Most large law firms face profit pressure and an uncertain future market position. To succeed – that is, to grow and maintain profits by keeping and winning clients – they must improve service delivery and value to clients.
Change to do this is in the air but not enough on the ground. Recent lawyer and firm interest in legal tech is unmatched in legal market history. Discussion of tech and innovation occurs daily. And it’s true many firms now use machine learning to accelerate due diligence. That is a good example of how tech incrementally changes how lawyers practice.
But firms and lawyers must go further. They must adopt other practice specific technologies that improve efficiency (output per hour). They must improve client service, for example, with faster turnaround and more informative communication about matter status.
Making such changes requires process improvement and delegating work to lower cost resources. That is hard. No one likes change. But lawyers do not like losing clients and shrinking profits. The key to avoiding that and to motivating change is clear. Firms must measure matter profitably accurately and tie partner compensation to profits. That is slowly happening.
How heady it is to talk about the wonders of legal tech, especially AI. And much easier than changing compensation and then working in new ways. But to recognize the wonders of tech, compensation must reward efficiency and drive change in how lawyers work. That will be very good for legal tech indeed. And for clients.
Justin North, founder & director, Janders Dean
We see 2017 as a reset year after the “idea exhaustion” of 2016. Those firms who will succeed in the new year are those that focus on introducing new skills as a priority over new technologies.
Looking back, 2016 seemed to be a Lolita-like hedonistic love affair for some firms where the old fell in love with the young – many firms also found themselves stalled, making little progress while they gazed in awe from the bandwagon at the Emperor’s new clothes.
We will see many firms continue to grapple with the development of data strategies, with a small selection of grown-up firms bringing data services and scientists into the mix.
Surprising some perhaps, we’ll see a return to focus on the future of the enterprise document management and a recognition that it is a data hive that is full of mystery, and one that still contains undiscovered riches that will allow for the true productisation of a firm’s knowledge.

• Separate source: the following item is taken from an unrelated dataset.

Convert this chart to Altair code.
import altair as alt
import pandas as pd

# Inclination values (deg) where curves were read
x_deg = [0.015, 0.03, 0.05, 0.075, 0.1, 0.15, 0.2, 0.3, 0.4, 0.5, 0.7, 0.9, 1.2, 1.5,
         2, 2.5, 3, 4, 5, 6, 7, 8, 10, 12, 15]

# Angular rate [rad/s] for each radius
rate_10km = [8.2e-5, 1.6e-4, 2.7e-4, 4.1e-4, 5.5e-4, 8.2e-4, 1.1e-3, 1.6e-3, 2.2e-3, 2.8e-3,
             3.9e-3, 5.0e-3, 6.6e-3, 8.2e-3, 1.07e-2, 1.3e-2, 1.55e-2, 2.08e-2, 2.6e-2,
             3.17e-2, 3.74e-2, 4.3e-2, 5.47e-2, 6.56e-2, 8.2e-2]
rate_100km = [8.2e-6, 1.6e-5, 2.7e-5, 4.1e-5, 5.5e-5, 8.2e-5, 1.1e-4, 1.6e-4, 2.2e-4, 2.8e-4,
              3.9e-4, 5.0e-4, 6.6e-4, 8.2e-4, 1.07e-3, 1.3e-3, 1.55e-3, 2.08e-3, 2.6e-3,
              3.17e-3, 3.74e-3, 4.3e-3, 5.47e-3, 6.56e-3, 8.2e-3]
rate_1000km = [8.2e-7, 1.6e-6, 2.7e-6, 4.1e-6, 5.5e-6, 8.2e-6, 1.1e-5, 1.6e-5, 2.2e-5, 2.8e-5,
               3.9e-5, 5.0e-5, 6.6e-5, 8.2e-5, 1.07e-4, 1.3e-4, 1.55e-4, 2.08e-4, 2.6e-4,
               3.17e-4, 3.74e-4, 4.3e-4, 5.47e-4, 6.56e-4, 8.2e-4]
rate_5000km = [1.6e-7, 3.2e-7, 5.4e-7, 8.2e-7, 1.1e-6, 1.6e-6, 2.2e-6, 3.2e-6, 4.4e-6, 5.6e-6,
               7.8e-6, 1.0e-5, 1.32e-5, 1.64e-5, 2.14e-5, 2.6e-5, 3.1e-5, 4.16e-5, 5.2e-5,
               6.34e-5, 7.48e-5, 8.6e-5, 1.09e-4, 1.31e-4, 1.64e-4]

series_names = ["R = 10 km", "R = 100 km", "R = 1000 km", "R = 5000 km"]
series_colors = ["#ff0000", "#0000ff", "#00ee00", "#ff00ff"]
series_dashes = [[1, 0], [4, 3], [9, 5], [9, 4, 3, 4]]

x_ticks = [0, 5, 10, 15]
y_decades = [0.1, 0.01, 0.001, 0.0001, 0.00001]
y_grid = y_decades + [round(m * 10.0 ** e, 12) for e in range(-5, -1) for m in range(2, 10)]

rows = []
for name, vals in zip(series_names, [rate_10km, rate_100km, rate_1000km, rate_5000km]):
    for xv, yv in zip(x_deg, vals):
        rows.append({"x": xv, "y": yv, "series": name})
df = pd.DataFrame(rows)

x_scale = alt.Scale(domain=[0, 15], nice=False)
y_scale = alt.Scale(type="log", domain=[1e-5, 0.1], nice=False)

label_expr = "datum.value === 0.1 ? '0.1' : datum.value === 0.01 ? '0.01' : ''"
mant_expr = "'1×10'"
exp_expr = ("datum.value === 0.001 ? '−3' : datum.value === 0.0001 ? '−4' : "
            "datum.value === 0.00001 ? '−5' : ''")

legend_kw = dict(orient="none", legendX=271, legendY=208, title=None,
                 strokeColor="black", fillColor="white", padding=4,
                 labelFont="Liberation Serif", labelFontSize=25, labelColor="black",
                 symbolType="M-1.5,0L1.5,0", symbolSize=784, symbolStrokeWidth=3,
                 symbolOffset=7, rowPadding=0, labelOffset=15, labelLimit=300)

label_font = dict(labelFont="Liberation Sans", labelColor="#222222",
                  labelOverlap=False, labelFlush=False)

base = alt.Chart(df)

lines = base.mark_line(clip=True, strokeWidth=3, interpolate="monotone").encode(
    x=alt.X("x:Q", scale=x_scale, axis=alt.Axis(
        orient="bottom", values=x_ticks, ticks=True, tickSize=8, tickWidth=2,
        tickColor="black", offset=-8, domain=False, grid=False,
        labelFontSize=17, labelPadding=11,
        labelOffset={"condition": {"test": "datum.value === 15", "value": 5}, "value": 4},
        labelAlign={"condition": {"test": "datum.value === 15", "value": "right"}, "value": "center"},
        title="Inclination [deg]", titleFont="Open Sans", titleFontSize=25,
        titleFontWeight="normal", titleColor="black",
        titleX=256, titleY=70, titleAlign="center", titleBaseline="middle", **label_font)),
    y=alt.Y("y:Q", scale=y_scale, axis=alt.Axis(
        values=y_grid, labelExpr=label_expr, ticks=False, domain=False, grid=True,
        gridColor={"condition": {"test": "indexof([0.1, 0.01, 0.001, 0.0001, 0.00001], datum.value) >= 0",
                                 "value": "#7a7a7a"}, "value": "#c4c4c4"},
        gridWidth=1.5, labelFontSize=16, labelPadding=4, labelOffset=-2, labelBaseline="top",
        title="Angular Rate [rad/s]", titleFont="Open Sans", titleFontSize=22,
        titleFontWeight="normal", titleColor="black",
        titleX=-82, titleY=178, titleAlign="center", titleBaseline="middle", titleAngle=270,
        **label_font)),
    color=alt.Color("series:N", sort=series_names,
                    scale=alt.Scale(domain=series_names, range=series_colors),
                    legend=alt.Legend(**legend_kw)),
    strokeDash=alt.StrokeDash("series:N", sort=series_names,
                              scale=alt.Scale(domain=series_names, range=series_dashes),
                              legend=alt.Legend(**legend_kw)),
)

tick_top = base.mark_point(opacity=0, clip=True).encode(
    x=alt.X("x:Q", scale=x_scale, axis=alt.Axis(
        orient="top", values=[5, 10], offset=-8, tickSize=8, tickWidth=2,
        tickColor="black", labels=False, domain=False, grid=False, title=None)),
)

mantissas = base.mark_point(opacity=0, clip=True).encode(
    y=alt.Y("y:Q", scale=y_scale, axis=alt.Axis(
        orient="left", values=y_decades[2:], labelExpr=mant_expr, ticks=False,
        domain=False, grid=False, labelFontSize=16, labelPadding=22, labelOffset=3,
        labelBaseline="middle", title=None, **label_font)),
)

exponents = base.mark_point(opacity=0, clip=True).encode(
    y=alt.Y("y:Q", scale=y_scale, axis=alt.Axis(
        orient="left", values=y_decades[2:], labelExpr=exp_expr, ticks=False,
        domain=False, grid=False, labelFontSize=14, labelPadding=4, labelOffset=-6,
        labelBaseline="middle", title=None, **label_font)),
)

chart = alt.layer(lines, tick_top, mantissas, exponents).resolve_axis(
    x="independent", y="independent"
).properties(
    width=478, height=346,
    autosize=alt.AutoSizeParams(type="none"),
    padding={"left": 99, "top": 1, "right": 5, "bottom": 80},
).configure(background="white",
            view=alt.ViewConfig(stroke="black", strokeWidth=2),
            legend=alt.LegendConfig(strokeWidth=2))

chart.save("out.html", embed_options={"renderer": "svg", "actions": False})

Cyber-security will be huge, mobile will continue to frustrate, some well-known vendors will change hands, a viable cloud PMS will emerge, and more non-legal leaders will enter the industry to replace what remains of the old school.
There will also be some exciting experiments – would love to tell you more, but that would spoil the fun ????
Peter Owen, founder & managing director, Lights-On Consulting
“For the first time in my career in legal, I think the hype about technology driving major change in legal might actually becoming a reality! AI, machine learning, big data handling, process and document automation are all slowly coming together to possibly make a perfect technology storm. What will stop it being that perfect storm is under investment, poor people, poor management, lack of lawyer investment time and, in particular, failing to pay attention to the basic foundations and management of IT. Those that get all of this right however, might actually have a chance of real differentiation. I feel the market is at risk of larger, more powerful firms, being able to use automation to drive throughput up and costs down to a point they start to eat the dinner of the smaller firms. Why wouldn’t you dine at a higher-class restaurant if the price differential was not that great?!